Estaba al borde del llanto, como yo. No podía apartar los ojos de él. Sin embargo, mantuve la calma cuando le dije:

—Papá, soy Kyle. Soy Kyle, tu hijo. ¿No reconoces mi voz? Cierra los ojos. Tal vez de ese modo la reconozcas. —Aunque al decir aquello un pensamiento horrible cruzó por mi mente. Tal vez no podría. Habíamos hablado tan poco los últimos años. Tal vez no reconocería mi voz. Me echaría a la calle con aquel aspecto y le diría a la policía que su hijo había sido secuestrado. Me vería obligado a huir, a vivir en el subsuelo. Me convertiría en una leyenda urbana… el monstruo que vivía en las alcantarillas de Nueva York.

—Papá, por favor. —Alargué las manos para comprobar si aún tenía huellas dactilares, si continuaban allí. Le miré fijamente. Estaba cerrando los ojos—. Papá, por favor, di que me conoces. Por favor.

Volvió a abrir los ojos.

—Kyle, ¿de verdad eres tú? —Cuando asentí, él añadió—: ¿No me estás tomando el pelo? Porque si lo estás haciendo, creo que no tiene ninguna gracia.

—No es ninguna broma, papá.

—¿Entonces qué ha ocurrido? ¿Cómo? ¿Estás enfermo? —Se frotó los ojos con una mano.

—Fue obra de una bruja, papi.

¿Papi?
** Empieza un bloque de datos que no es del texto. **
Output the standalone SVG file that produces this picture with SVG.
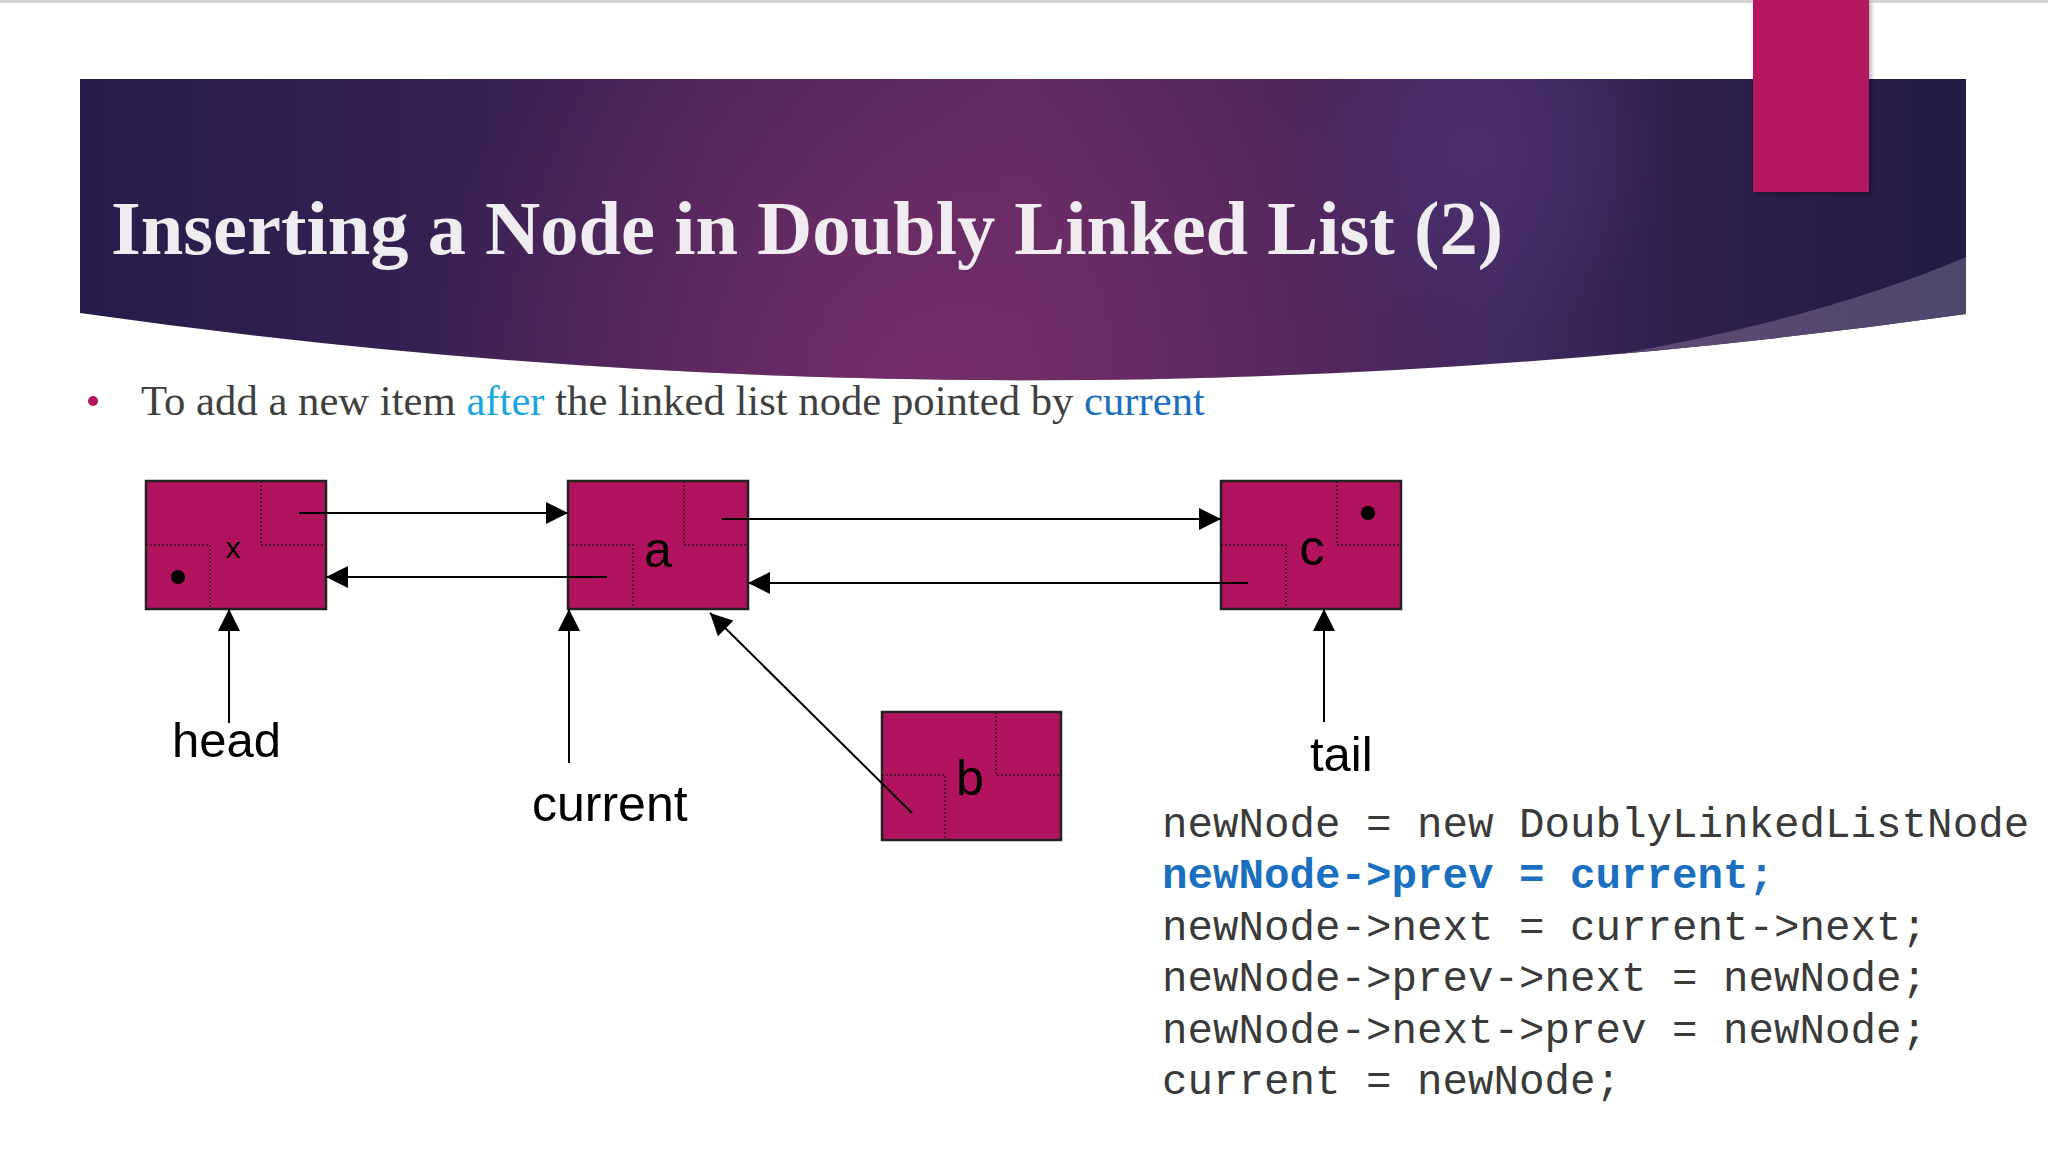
<svg xmlns="http://www.w3.org/2000/svg" width="2048" height="1152" viewBox="0 0 2048 1152">
<defs>
<linearGradient id="bandLin" x1="80" y1="0" x2="1966" y2="0" gradientUnits="userSpaceOnUse">
<stop offset="0" stop-color="#261c4a"/>
<stop offset="0.25" stop-color="#3c2254"/>
<stop offset="0.5" stop-color="#5a2a60"/>
<stop offset="0.65" stop-color="#4a2558"/>
<stop offset="0.75" stop-color="#432a62"/>
<stop offset="0.85" stop-color="#2f1f4c"/>
<stop offset="1" stop-color="#221b42"/>
</linearGradient>
<radialGradient id="bandGlow" cx="930" cy="400" r="520" gradientUnits="userSpaceOnUse">
<stop offset="0" stop-color="#7a2e6c" stop-opacity="0.85"/>
<stop offset="1" stop-color="#7a2e6c" stop-opacity="0"/>
</radialGradient>
<radialGradient id="violetSpot" cx="1470" cy="150" r="200" gradientUnits="userSpaceOnUse">
<stop offset="0" stop-color="#4d2f70" stop-opacity="0.9"/>
<stop offset="1" stop-color="#4d2f70" stop-opacity="0"/>
</radialGradient>
<linearGradient id="wedgeGrad" x1="1450" y1="0" x2="1966" y2="0" gradientUnits="userSpaceOnUse">
<stop offset="0" stop-color="#6a4a78"/>
<stop offset="1" stop-color="#4e476c"/>
</linearGradient>
<clipPath id="bandClip">
<path d="M80,79 H1966 V314 Q1023,447 80,313 Z"/>
</clipPath>
<marker id="arr" markerUnits="userSpaceOnUse" markerWidth="22" markerHeight="22" viewBox="0 0 20 20" refX="20" refY="10" orient="auto">
<path d="M0,0 L20,10 L0,20 Z" fill="#000"/>
</marker>
<filter id="sh" x="-10%" y="-10%" width="130%" height="130%">
<feDropShadow dx="2" dy="2" stdDeviation="2" flood-color="#000" flood-opacity="0.35"/>
</filter>
</defs>
<style>
.box{fill:#b2135e;stroke:#222;stroke-width:2.5}
.dot{fill:none;stroke:#3a0a22;stroke-width:1.6;stroke-dasharray:2 2}
.lnk{fill:none;stroke:#000;stroke-width:2;marker-end:url(#arr)}
.lbl{font-family:"Liberation Sans",Arial,sans-serif;fill:#000}
.code{font-family:"Liberation Mono","Courier New",monospace;font-size:42.5px;fill:#3a3a3a}
.code.hl{font-weight:bold;fill:#1a6fc0}
</style>
<rect x="0" y="0" width="2048" height="1152" fill="#ffffff"/>
<rect x="0" y="0" width="2048" height="3" fill="#d4d4d4"/>

<g id="titleBand">
<path d="M80,79 H1966 V314 Q1023,447 80,313 Z" fill="url(#bandLin)"/>
<g clip-path="url(#bandClip)">
<rect x="80" y="79" width="1886" height="370" fill="url(#bandGlow)"/>
<rect x="80" y="79" width="1886" height="370" fill="url(#violetSpot)"/>
<path d="M1966,257 Q1760,345 1420,382 L1420,460 L1966,460 Z" fill="url(#wedgeGrad)"/>
</g>
<rect x="1753" y="0" width="116" height="192" fill="#b5135f" filter="url(#sh)"/>
<text x="111" y="254" font-family="'Liberation Serif','Times New Roman',serif" font-weight="bold" font-size="76.5" fill="#efedf0">Inserting a Node in Doubly Linked List (2)</text>
</g>

<g id="bullet">
<circle cx="93" cy="401" r="5" fill="#b5135f"/>
<text x="141" y="415" font-family="'Liberation Serif','Times New Roman',serif" font-size="42.7" fill="#404040">To add a new item <tspan fill="#19a6e0">after</tspan> the linked list node pointed by <tspan fill="#1a6fc0">current</tspan></text>
</g>

<g id="node-head">
<rect class="box" x="146" y="481" width="180" height="128"/>
<path class="dot" d="M261,481 V545 H326"/>
<path class="dot" d="M146,545 H210 V609"/>
<circle cx="178" cy="577" r="7" fill="#000"/>
<text class="lbl" x="233" y="558" font-size="30" text-anchor="middle">x</text>
</g>

<g id="node-a">
<rect class="box" x="568" y="481" width="180" height="128"/>
<path class="dot" d="M684,481 V545 H748"/>
<path class="dot" d="M568,545 H633 V609"/>
<text class="lbl" x="658" y="567" font-size="50" text-anchor="middle">a</text>
</g>

<g id="node-c">
<rect class="box" x="1221" y="481" width="180" height="128"/>
<path class="dot" d="M1337,481 V545 H1401"/>
<path class="dot" d="M1221,545 H1286 V609"/>
<circle cx="1368" cy="513" r="7" fill="#000"/>
<text class="lbl" x="1312" y="565" font-size="50" text-anchor="middle">c</text>
</g>

<g id="node-b">
<rect class="box" x="882" y="712" width="179" height="128"/>
<path class="dot" d="M996,712 V775 H1061"/>
<path class="dot" d="M882,775 H945 V840"/>
<text class="lbl" x="970" y="795" font-size="50" text-anchor="middle">b</text>
</g>

<g id="connectors">
<path class="lnk" d="M299,513 L568,513"/>
<path class="lnk" d="M607,577 L326,577"/>
<path class="lnk" d="M722,519 L1221,519"/>
<path class="lnk" d="M1248,583 L748,583"/>
<path class="lnk" d="M229,723 L229,609"/>
<path class="lnk" d="M569,763 L569,609"/>
<path class="lnk" d="M1324,722 L1324,609"/>
<path class="lnk" d="M912,813 L710,613"/>
</g>

<g id="label-head"><text class="lbl" x="172" y="757" font-size="49">head</text></g>
<g id="label-current"><text class="lbl" x="532" y="821" font-size="50">current</text></g>
<g id="label-tail"><text class="lbl" x="1310" y="771" font-size="49">tail</text></g>

<g id="code">
<text class="code" x="1162" y="837">newNode = new DoublyLinkedListNode</text>
<text class="code hl" x="1162" y="888">newNode-&gt;prev = current;</text>
<text class="code" x="1162" y="940">newNode-&gt;next = current-&gt;next;</text>
<text class="code" x="1162" y="991">newNode-&gt;prev-&gt;next = newNode;</text>
<text class="code" x="1162" y="1043">newNode-&gt;next-&gt;prev = newNode;</text>
<text class="code" x="1162" y="1094">current = newNode;</text>
</g>
</svg>
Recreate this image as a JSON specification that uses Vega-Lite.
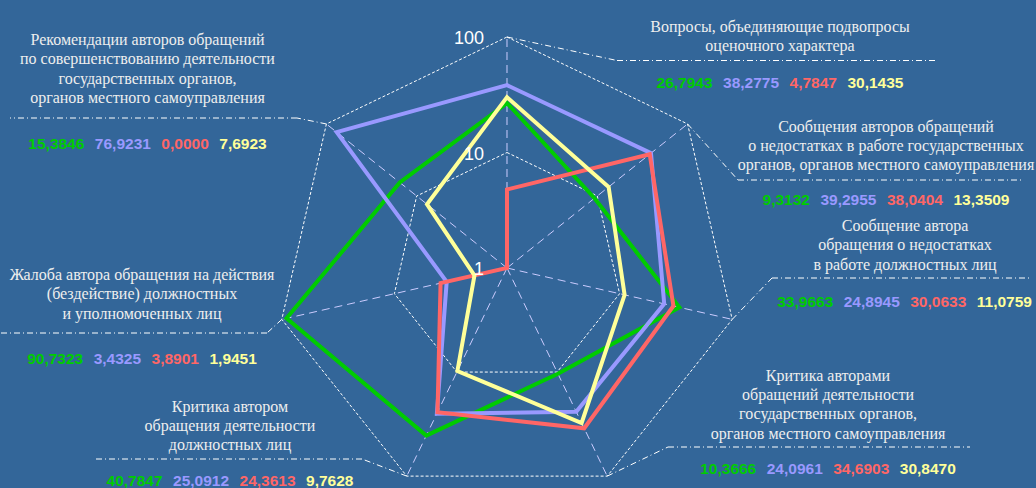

Había recurrido al término que utilicé solo dos minutos, entre el momento en que aprendí a hablar y el que comprendí que Rob Kingsbury no era el «papi» de nadie.

Sin embargo, le dije:

—Las brujas existen, papi. Aquí, en Nueva York. —Me detuve. Él me miraba completamente paralizado, como si yo le hubiera paralizado. Entonces, lentamente, se deslizó hasta el suelo.

Cuando se hubo recuperado, dijo:

—Esto… esta cosa… esta enfermedad… problema… lo que sea que te haya ocurrido, Kyle… lo arreglaremos. Encontraremos a un médico y lo arreglaremos. No te preocupes. No permitiré que mi hijo tenga ese aspecto.

Aunque aún estaba nervioso, me sentí aliviado. Aliviado porque estaba convencido de que si alguien podía arreglarlo, ese era mi padre. Mi padre era alguien importante, poderoso. Pero también me sentía nervioso por lo que había dicho: «No permitiré que mi hijo tenga ese aspecto».

Porque ¿qué ocurriría si no conseguía arreglarlo? No me detuve a considerar ni un solo instante la segunda opción. La de Kendra. Si mi padre no lo conseguía, estaba acabado.